Jesus’ wide-ranging journey brought him into contact with those who were not Jewish. He preached and taught and healed in places near and far (Mark 5:1-20; 6:53-56; 7:24-30; 7:31-37) and in doing so, the message and blessing were taken beyond geographical and ethnic or racial boundaries (Preaching Through the Christian Year B, Craddock, Hayes, Holladay & Tucker, Trinity International Press, Harrisburg, Pennsylvania, 1993, page 406).
The Jewish leaders were critical of Jesus. The disciples misunderstood him. But the people, whether Syrophoenician or Jewish, saw the signs of the kingdom of God coming into fruition.
Today, there is a national debate in the U.S. about diversity and whether or not diversity strengthens us as a nation. There is a great fear among some that our acceptance of diversity will undermine the common good (“Does Diversity Really United Us? Citizenship and Immigration, Edward J. Erler, Impris, Hillsdale College, Hillsdale, Michigan, July/August 2018, Volume 47, Number 7/8, page 3).

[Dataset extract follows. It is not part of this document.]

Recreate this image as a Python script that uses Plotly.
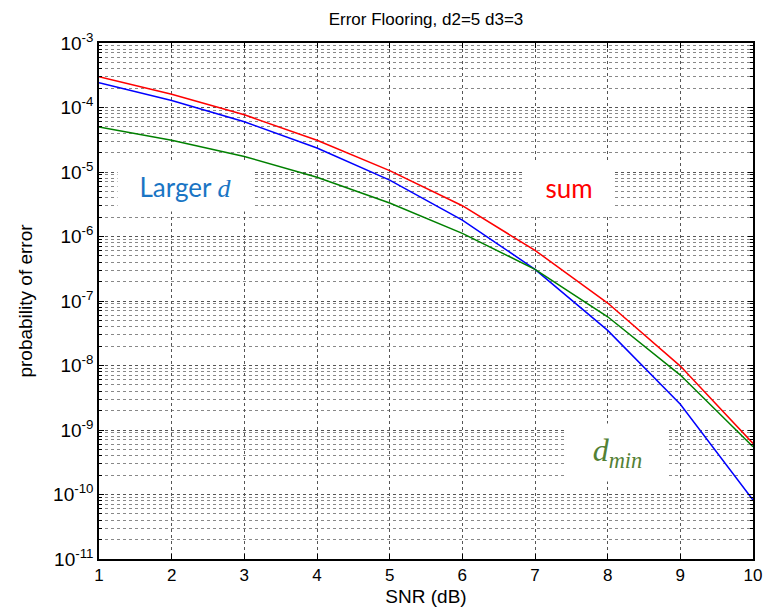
import plotly.graph_objects as go

snr_db = [1, 2, 3, 4, 5, 6, 7, 8, 9, 10]
p_sum = [3.0e-4, 1.6e-4, 7.7e-5, 3.1e-5, 1.05e-5, 3.0e-6, 6.1e-7, 9.3e-8, 9.8e-9, 6.2e-10]
p_larger_d = [2.43e-4, 1.28e-4, 6.0e-5, 2.35e-5, 7.5e-6, 1.8e-6, 3.1e-7, 3.5e-8, 2.5e-9, 8.2e-11]
p_dmin = [5.0e-5, 3.1e-5, 1.74e-5, 8.3e-6, 3.3e-6, 1.12e-6, 3.1e-7, 5.7e-8, 7.1e-9, 5.5e-10]

y_tick_exps = [-3, -4, -5, -6, -7, -8, -9, -10, -11]
y_tick_vals = [10.0 ** e for e in y_tick_exps]
y_tick_text = ["10<sup>%d</sup>" % e for e in y_tick_exps]

fig = go.Figure()
fig.add_trace(go.Scatter(x=snr_db, y=p_sum, mode="lines", line=dict(color="#ff0000", width=1.5), name="sum"))
fig.add_trace(go.Scatter(x=snr_db, y=p_larger_d, mode="lines", line=dict(color="#0000ff", width=1.5), name="Larger d"))
fig.add_trace(go.Scatter(x=snr_db, y=p_dmin, mode="lines", line=dict(color="#008000", width=1.5), name="dmin"))

grid_major = "#555555"
grid_minor = "#888888"
fig.update_layout(
    width=775, height=609,
    margin=dict(l=91, r=30, t=35, b=58, autoexpand=False),
    paper_bgcolor="white", plot_bgcolor="white",
    showlegend=False,
    font=dict(family="Liberation Sans, Arial, sans-serif", size=17, color="black"),
    title=dict(text="Error Flooring, d2=5 d3=3", x=0.5, xref="paper", xanchor="center",
               yref="container", y=0.982, yanchor="middle",
               font=dict(size=17, color="black")),
)
fig.update_xaxes(
    range=[1, 10], tickmode="array", tickvals=snr_db, ticktext=[str(v) for v in snr_db],
    tickfont=dict(size=17),
    showline=True, linecolor="black", linewidth=1.5, mirror="ticks",
    ticks="inside", ticklen=5, tickcolor="black",
    showgrid=True, gridcolor=grid_major, griddash="dot", gridwidth=1,
    zeroline=False, automargin=False,
    title=dict(text="SNR (dB)", standoff=6, font=dict(size=19)),
)
fig.update_yaxes(
    type="log", range=[-11, -3], tickmode="array", tickvals=y_tick_vals, ticktext=y_tick_text,
    tickfont=dict(size=19),
    showline=True, linecolor="black", linewidth=1.5, mirror="ticks",
    ticks="inside", ticklen=5, tickcolor="black",
    showgrid=True, gridcolor=grid_major, griddash="dot", gridwidth=1,
    minor=dict(dtick="D1", showgrid=True, gridcolor=grid_minor, griddash="dot", gridwidth=1,
               ticks="inside", ticklen=3, tickcolor="black"),
    zeroline=False, automargin=False,
    title=dict(text="probability of error", standoff=15, font=dict(size=19)),
)

fig.add_annotation(x=2.19, y=-5.225, xref="x", yref="y",
                   text="Larger <span style='font-family:Liberation Serif;font-style:italic'>d</span>",
                   showarrow=False, bgcolor="white", width=133, height=47,
                   font=dict(family="Lato, Carlito, sans-serif", size=26, color="#1a75c4"))
fig.add_annotation(x=7.465, y=-5.24, xref="x", yref="y", text="sum",
                   showarrow=False, bgcolor="white", width=88, height=51,
                   font=dict(family="Lato, Carlito, sans-serif", size=26, color="#ff0000"))
fig.add_annotation(x=8.13, y=-9.35, xref="x", yref="y",
                   text="<i>d</i><sub><i>min</i></sub>",
                   showarrow=False, bgcolor="white", width=99, height=55,
                   font=dict(family="Liberation Serif, serif", size=32, color="#538135"))

fig.write_html("out.html")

The argument that is made is this: “Greater diversity means inevitably that we have less in common, and the more we encourage diversity the less we honor the common good. Any honest and clear-sighted observer should be able to see that diversity is a solvent that dissolves unity and cohesiveness of a nation ... ” (Ibid., page 4).
Needless to say, I see diversity in a very different light. As a child of Hawai‘i, the common good that we share is our aloha for one another because we are diverse, because we are different.

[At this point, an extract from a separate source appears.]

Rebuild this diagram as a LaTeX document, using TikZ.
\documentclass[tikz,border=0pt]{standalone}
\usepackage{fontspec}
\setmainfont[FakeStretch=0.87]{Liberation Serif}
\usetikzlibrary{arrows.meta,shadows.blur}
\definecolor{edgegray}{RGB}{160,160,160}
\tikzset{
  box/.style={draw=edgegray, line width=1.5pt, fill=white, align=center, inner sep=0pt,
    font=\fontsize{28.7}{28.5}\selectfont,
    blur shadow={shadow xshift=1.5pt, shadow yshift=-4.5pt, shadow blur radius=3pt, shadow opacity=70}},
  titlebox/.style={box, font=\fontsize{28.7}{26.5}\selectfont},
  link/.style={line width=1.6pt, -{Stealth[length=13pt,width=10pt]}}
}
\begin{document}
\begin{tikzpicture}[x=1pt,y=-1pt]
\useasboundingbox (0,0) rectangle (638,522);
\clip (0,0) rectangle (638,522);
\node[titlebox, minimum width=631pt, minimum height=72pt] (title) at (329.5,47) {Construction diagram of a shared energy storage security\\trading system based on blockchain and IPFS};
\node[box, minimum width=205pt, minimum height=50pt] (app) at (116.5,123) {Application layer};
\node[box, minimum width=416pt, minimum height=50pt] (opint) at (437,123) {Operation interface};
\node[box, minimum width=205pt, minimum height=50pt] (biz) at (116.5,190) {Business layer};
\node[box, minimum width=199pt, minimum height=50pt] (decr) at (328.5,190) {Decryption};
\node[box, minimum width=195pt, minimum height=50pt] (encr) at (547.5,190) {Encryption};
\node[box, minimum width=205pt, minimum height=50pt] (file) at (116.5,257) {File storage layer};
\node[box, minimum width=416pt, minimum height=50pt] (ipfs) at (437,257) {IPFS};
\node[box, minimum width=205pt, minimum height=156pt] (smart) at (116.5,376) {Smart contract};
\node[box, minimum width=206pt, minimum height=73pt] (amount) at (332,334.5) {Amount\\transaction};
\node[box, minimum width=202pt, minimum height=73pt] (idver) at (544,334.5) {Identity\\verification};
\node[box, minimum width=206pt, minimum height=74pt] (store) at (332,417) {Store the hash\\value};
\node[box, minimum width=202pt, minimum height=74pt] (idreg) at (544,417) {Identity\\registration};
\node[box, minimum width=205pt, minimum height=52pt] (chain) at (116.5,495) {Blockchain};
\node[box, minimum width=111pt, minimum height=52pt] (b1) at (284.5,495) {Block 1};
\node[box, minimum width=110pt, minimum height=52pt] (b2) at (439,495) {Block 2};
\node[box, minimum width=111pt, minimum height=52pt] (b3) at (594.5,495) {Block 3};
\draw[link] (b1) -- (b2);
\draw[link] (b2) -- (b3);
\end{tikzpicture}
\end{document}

We celebrated Labor Day not too long ago. Some of you know the history of the labor movement in Hawaiʻi. We know that in the early years, the American plantation owners provided housing for immigrants who were brought to Hawaiʻi to work in the sugar cane fields.
The plantation owners constructed housing and segregated the communities by race and ethnicity. The argument was because they were different – their language, their food, their religion – it was best to keep them separated. So our grandparents would talk about how they grew up in the Filipino camp or the Japanese camp or the Chinese camp or the Hawaiian camp.
But regardless of the camps in which the lived, living together on an island meant that over time our grandparents and parents ended up going to school together and working together. In the process, pidgin English emerged and as they began to communicate with each other, they found common ground and something remarkable happened.
Strikes were held among Japanese and Filipino workers calling for better wages and living conditions. There was no weakness, only strength .
Last Sunday, our choir shared the anthem “Nā Pua O Ke Akua: In God’s Flower Garden.” The anthem begins with the phrase: “In God’s flower garden grow flowers of every hue.”
When the late Keoana Hanchett of Hau’ula Congregational Church on the island of O‘ahu wrote the hīmeni, she it made clear that the kaona or hidden meaning was in the word nā pua – flowers. Keoana said, “In Hawaiian poetry, nā pua is another word for children.”
The kaona, then, of Nā Pua O Ke Akua is this: “In God’s garden grow children of every color. The lei that is strung is a lei of children woven together with faith, love and hope. It is a beautiful lei that includes a Syrophoenician girl because Jesus cared for her.